Rudimentares na forma e na execução (eram feitas em casa por amadores), as tatuagens portuguesas de então eram sobretudo de temas religiosos (as imagens de Jesus na cruz eram muito populares), políticos ou retratos de mulheres, desconhecidas ou nem tanto. Uma das imagens do Instituto de Medicina Legal, inclui uma reprodução de uma tatuagem da atriz Beatriz Costa. Sobretudo monocromáticas, eram feitas com pigmentos de cor preta, normalmente com tinta-da-china. Por vezes eram feitas fora de Portugal, e nessas é possível detetar uma outra qualidade de execução. “Há registo de tatuagens feitas na Guiné, em Hong Kong, em Nova Iorque, até.

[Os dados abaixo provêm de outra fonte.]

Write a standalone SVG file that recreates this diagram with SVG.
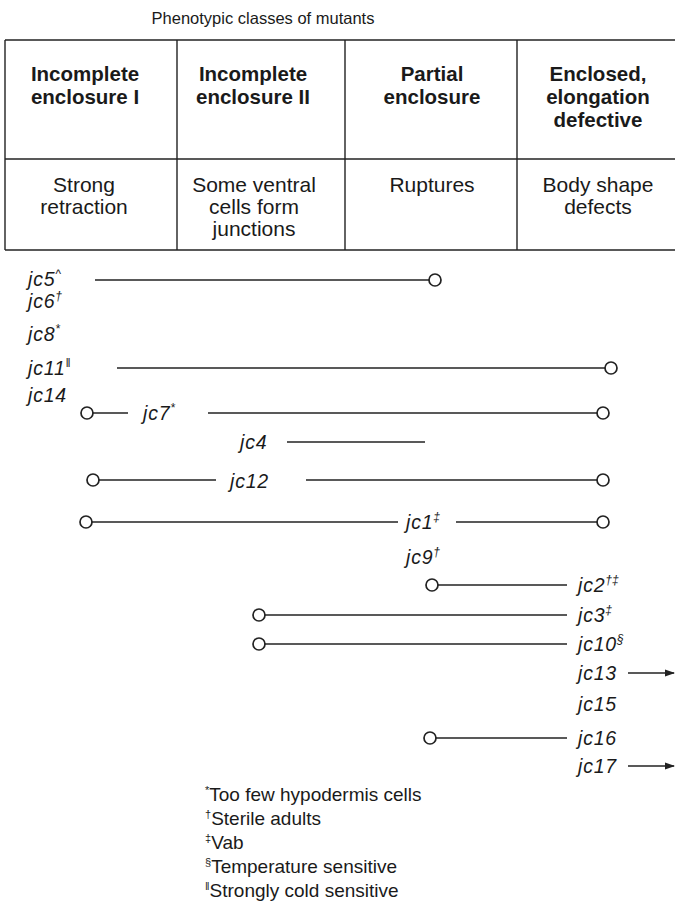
<svg xmlns="http://www.w3.org/2000/svg" width="675" height="906" viewBox="0 0 675 906">
<defs>
<style>
text{font-family:"Liberation Sans",Arial,sans-serif;fill:#1a1a1a;}
.t{font-size:16.5px;}
.h{font-size:20.5px;font-weight:bold;text-anchor:middle;}
.c{font-size:21px;text-anchor:middle;}
.m{font-size:19.5px;font-style:italic;letter-spacing:0.8px;}
.s{font-size:12px;letter-spacing:0;}
.fs{font-size:11px;}
.f{font-size:19px;}
.tb{stroke:#222;stroke-width:1.4;fill:none;}
.ln{stroke:#222;stroke-width:1.4;fill:none;}
.ck{stroke:#222;stroke-width:1.7;fill:#fff;}
</style>
<marker id="ah" viewBox="0 0 10 10" refX="9" refY="5" markerWidth="10" markerHeight="10" orient="auto" markerUnits="userSpaceOnUse">
<path d="M0,1.5 L10,5 L0,8.5 Z" fill="#222"/>
</marker>
</defs>
<rect width="675" height="906" fill="#fff"/>
<text class="t" x="263" y="24" text-anchor="middle">Phenotypic classes of mutants</text>
<g id="table">
<line class="tb" x1="5" y1="40" x2="675" y2="40"/>
<line class="tb" x1="5" y1="159" x2="675" y2="159"/>
<line class="tb" x1="5" y1="250" x2="675" y2="250"/>
<line class="tb" x1="5" y1="40" x2="5" y2="250"/>
<line class="tb" x1="177" y1="40" x2="177" y2="250"/>
<line class="tb" x1="345" y1="40" x2="345" y2="250"/>
<line class="tb" x1="517" y1="40" x2="517" y2="250"/>
</g>
<g id="class1">
<text class="h" x="85" y="81">Incomplete</text>
<text class="h" x="85" y="104">enclosure I</text>
<text class="c" x="84" y="192">Strong</text>
<text class="c" x="84" y="214">retraction</text>
</g>
<g id="class2">
<text class="h" x="253" y="81">Incomplete</text>
<text class="h" x="253" y="104">enclosure II</text>
<text class="c" x="254" y="192">Some ventral</text>
<text class="c" x="254" y="214">cells form</text>
<text class="c" x="254" y="236">junctions</text>
</g>
<g id="class3">
<text class="h" x="432" y="81">Partial</text>
<text class="h" x="432" y="104">enclosure</text>
<text class="c" x="432" y="192">Ruptures</text>
</g>
<g id="class4">
<text class="h" x="598" y="81">Enclosed,</text>
<text class="h" x="598" y="104">elongation</text>
<text class="h" x="598" y="127">defective</text>
<text class="c" x="598" y="192">Body shape</text>
<text class="c" x="598" y="214">defects</text>
</g>
<g id="mutants">
<text class="m" x="28" y="286">jc5<tspan class="s" dy="-8">^</tspan></text>
<text class="m" x="28" y="308">jc6<tspan class="s" dy="-8">†</tspan></text>
<text class="m" x="28" y="341">jc8<tspan class="s" dy="-8">*</tspan></text>
<text class="m" x="28" y="375">jc11<tspan class="s" dy="-8">‖</tspan></text>
<text class="m" x="28" y="402">jc14</text>
<text class="m" x="143" y="420">jc7<tspan class="s" dy="-8">*</tspan></text>
<text class="m" x="240" y="449">jc4</text>
<text class="m" x="230" y="488">jc12</text>
<text class="m" x="406" y="529">jc1<tspan class="s" dy="-8">‡</tspan></text>
<text class="m" x="406" y="564">jc9<tspan class="s" dy="-8">†</tspan></text>
<text class="m" x="578" y="592">jc2<tspan class="s" dy="-8">†‡</tspan></text>
<text class="m" x="578" y="622">jc3<tspan class="s" dy="-8">‡</tspan></text>
<text class="m" x="578" y="651">jc10<tspan class="s" dy="-8">§</tspan></text>
<text class="m" x="578" y="680">jc13</text>
<text class="m" x="578" y="711">jc15</text>
<text class="m" x="578" y="745">jc16</text>
<text class="m" x="578" y="773">jc17</text>
</g>
<g id="connectors">
<line class="ln" x1="95" y1="280" x2="429" y2="280"/>
<circle class="ck" cx="435" cy="280" r="6"/>
<line class="ln" x1="117" y1="368" x2="605" y2="368"/>
<circle class="ck" cx="611" cy="368" r="6"/>
<circle class="ck" cx="87" cy="413" r="6"/>
<line class="ln" x1="93" y1="413" x2="128" y2="413"/>
<line class="ln" x1="208" y1="413" x2="597" y2="413"/>
<circle class="ck" cx="603" cy="413" r="6"/>
<line class="ln" x1="287" y1="442" x2="425" y2="442"/>
<circle class="ck" cx="93" cy="480" r="6"/>
<line class="ln" x1="99" y1="480" x2="216" y2="480"/>
<line class="ln" x1="306" y1="480" x2="597" y2="480"/>
<circle class="ck" cx="603" cy="480" r="6"/>
<circle class="ck" cx="86" cy="522" r="6"/>
<line class="ln" x1="92" y1="522" x2="398" y2="522"/>
<line class="ln" x1="456" y1="522" x2="597" y2="522"/>
<circle class="ck" cx="603" cy="522" r="6"/>
<circle class="ck" cx="432" cy="585" r="6"/>
<line class="ln" x1="438" y1="585" x2="567" y2="585"/>
<circle class="ck" cx="259" cy="615" r="6"/>
<line class="ln" x1="265" y1="615" x2="567" y2="615"/>
<circle class="ck" cx="259" cy="644" r="6"/>
<line class="ln" x1="265" y1="644" x2="567" y2="644"/>
<line class="ln" x1="628" y1="673" x2="674" y2="673" marker-end="url(#ah)"/>
<circle class="ck" cx="430" cy="738" r="6"/>
<line class="ln" x1="436" y1="738" x2="567" y2="738"/>
<line class="ln" x1="628" y1="766" x2="674" y2="766" marker-end="url(#ah)"/>
</g>
<g id="footnotes">
<text class="f" x="205" y="801"><tspan class="fs" dy="-7">*</tspan><tspan dy="7">Too few hypodermis cells</tspan></text>
<text class="f" x="205" y="825"><tspan class="fs" dy="-7">†</tspan><tspan dy="7">Sterile adults</tspan></text>
<text class="f" x="205" y="849"><tspan class="fs" dy="-7">‡</tspan><tspan dy="7">Vab</tspan></text>
<text class="f" x="205" y="873"><tspan class="fs" dy="-7">§</tspan><tspan dy="7">Temperature sensitive</tspan></text>
<text class="f" x="205" y="897"><tspan class="fs" dy="-7">‖</tspan><tspan dy="7">Strongly cold sensitive</tspan></text>
</g>
</svg>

Por todo o lado do mundo”, afirmou Catarina. “E essas são realmente mais ricas, mais elaboradas.”
Independentemente da qualidade, uma coisa é certa: “Estes homens, só sabemos deles, porque foram objeto de estudo, porque seriam marginais”, afirmou Catarina Pombo Nabais. “No fundo, também eles tornaram as suas vidas em obras de arte e os seus corpos em obras de arte. Eram marginais, não eram pessoas que fossem ficar para a História e, no entanto, hoje estamos aqui a observar os vestígios e os documentos que há sobre essas vidas.” E essa é a parte interessante: “O homem infame acaba por ser o homem artista, o homem obra de arte.”
A exposição O mais profundo é a pele pode ser visitada entre 30 de março e 25 de outubro no Palácio Pombal, na Rua do Século, das 10h às 18h. Está aberta de terça a domingo.